● **Data extract**
= = =

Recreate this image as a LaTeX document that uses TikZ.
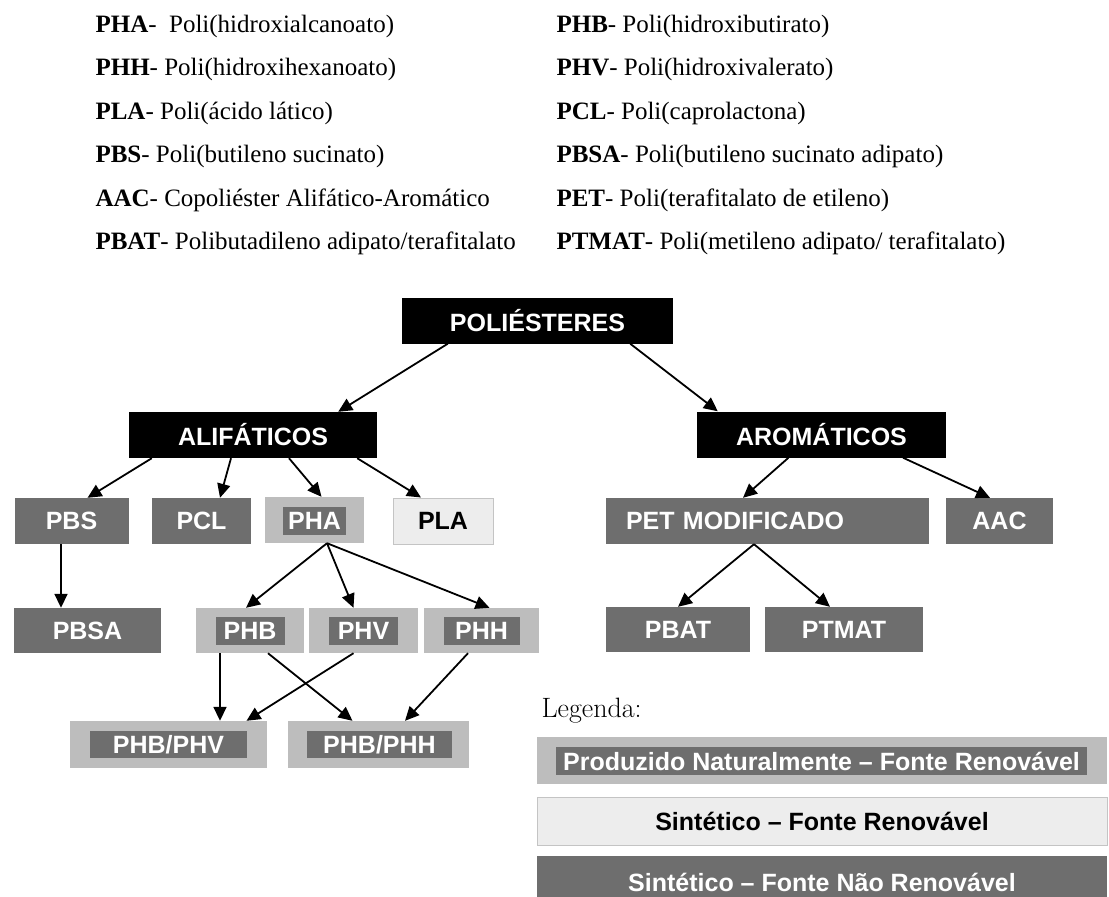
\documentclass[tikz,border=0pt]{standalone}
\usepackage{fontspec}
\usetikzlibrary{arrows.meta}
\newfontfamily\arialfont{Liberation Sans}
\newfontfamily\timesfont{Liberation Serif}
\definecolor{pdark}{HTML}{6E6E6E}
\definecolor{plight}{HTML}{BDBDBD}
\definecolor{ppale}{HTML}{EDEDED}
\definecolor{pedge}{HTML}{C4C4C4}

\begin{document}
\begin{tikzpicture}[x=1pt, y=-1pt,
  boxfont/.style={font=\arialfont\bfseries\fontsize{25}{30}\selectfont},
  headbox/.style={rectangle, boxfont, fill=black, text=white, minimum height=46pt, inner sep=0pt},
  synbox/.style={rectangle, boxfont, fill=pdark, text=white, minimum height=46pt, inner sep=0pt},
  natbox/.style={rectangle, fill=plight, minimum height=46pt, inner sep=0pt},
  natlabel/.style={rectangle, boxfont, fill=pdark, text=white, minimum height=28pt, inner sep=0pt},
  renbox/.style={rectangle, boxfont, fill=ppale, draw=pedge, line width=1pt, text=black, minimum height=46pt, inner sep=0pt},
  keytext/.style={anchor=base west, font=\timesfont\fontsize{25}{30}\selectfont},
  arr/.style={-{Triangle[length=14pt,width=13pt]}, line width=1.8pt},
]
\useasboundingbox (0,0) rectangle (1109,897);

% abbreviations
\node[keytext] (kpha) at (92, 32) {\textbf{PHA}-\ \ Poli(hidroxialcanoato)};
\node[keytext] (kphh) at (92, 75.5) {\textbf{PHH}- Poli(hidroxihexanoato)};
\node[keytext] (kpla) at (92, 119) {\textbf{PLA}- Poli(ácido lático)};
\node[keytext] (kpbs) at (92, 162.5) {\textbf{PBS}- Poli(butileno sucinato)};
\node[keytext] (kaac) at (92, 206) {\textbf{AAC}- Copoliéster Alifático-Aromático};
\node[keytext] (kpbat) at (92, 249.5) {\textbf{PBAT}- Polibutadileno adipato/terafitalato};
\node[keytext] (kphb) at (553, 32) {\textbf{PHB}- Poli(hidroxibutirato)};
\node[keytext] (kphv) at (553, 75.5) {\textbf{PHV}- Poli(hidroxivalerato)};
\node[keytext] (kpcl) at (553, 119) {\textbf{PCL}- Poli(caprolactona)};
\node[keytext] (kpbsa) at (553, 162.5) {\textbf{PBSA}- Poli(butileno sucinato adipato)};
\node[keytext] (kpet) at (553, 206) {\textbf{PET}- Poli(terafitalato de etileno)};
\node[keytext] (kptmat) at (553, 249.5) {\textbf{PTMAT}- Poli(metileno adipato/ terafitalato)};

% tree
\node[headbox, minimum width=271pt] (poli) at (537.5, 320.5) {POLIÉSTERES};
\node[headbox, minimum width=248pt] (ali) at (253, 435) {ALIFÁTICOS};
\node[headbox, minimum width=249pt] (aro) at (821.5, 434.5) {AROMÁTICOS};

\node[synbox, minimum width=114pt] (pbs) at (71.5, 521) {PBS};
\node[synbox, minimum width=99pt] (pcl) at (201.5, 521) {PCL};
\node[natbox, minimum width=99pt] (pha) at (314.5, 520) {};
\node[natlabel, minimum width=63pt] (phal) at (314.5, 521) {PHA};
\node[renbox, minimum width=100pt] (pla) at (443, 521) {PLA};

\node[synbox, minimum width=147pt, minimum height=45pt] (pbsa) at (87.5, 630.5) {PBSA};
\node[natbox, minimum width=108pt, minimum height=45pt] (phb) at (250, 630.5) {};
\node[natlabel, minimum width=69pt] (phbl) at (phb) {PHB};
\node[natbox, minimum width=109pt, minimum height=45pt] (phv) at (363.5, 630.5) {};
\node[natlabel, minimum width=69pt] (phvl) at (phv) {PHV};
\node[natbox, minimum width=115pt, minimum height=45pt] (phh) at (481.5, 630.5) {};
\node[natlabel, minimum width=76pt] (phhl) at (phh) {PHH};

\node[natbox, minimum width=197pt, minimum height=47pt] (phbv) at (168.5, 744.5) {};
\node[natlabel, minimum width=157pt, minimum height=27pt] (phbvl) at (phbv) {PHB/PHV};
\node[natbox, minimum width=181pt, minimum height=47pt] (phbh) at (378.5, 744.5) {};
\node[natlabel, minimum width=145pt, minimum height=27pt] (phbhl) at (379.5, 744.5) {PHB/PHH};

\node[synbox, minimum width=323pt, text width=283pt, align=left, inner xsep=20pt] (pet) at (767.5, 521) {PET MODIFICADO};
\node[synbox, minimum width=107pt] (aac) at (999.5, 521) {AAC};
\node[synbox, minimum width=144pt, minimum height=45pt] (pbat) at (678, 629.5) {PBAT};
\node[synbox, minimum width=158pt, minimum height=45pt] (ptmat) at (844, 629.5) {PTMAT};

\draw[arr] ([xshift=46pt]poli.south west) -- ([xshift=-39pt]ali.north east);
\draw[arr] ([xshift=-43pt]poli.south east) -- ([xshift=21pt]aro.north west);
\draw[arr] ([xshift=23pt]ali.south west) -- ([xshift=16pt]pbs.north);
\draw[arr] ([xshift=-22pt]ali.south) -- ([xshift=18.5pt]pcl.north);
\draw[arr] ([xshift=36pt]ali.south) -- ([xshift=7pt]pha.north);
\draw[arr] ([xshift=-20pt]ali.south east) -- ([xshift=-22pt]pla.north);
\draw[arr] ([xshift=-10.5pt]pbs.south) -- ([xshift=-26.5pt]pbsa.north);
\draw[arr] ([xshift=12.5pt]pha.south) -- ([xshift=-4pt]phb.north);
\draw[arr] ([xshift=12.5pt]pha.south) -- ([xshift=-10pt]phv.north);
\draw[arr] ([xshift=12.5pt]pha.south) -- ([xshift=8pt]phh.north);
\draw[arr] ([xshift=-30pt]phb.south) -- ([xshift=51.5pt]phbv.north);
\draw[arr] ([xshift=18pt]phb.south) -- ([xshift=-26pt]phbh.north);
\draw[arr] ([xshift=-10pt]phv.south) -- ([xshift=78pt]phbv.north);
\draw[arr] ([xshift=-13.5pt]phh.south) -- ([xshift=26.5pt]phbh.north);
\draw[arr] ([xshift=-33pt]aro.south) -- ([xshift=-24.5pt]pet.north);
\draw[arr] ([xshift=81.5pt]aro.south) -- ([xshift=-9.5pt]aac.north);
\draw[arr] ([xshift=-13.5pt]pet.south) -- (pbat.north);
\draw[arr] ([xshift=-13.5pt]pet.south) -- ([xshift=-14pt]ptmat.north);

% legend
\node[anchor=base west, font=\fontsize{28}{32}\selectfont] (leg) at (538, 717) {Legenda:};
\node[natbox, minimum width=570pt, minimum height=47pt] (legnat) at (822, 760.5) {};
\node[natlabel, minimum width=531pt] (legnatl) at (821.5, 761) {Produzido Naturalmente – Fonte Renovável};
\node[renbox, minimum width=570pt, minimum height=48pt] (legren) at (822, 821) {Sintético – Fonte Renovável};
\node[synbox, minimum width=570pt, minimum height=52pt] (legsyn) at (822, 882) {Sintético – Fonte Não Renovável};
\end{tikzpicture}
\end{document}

= = =

● **Exercise goal**
Every line from the top of the material above through the line with "(0,0) rectangle (1109,897);" should be duplicated exactly, please; leave out the pictures.

● **Response to this exercise**
Recreate this image as a LaTeX document that uses TikZ.
\documentclass[tikz,border=0pt]{standalone}
\usepackage{fontspec}
\usetikzlibrary{arrows.meta}
\newfontfamily\arialfont{Liberation Sans}
\newfontfamily\timesfont{Liberation Serif}
\definecolor{pdark}{HTML}{6E6E6E}
\definecolor{plight}{HTML}{BDBDBD}
\definecolor{ppale}{HTML}{EDEDED}
\definecolor{pedge}{HTML}{C4C4C4}

\begin{document}
\begin{tikzpicture}[x=1pt, y=-1pt,
  boxfont/.style={font=\arialfont\bfseries\fontsize{25}{30}\selectfont},
  headbox/.style={rectangle, boxfont, fill=black, text=white, minimum height=46pt, inner sep=0pt},
  synbox/.style={rectangle, boxfont, fill=pdark, text=white, minimum height=46pt, inner sep=0pt},
  natbox/.style={rectangle, fill=plight, minimum height=46pt, inner sep=0pt},
  natlabel/.style={rectangle, boxfont, fill=pdark, text=white, minimum height=28pt, inner sep=0pt},
  renbox/.style={rectangle, boxfont, fill=ppale, draw=pedge, line width=1pt, text=black, minimum height=46pt, inner sep=0pt},
  keytext/.style={anchor=base west, font=\timesfont\fontsize{25}{30}\selectfont},
  arr/.style={-{Triangle[length=14pt,width=13pt]}, line width=1.8pt},
]
\useasboundingbox (0,0) rectangle (1109,897);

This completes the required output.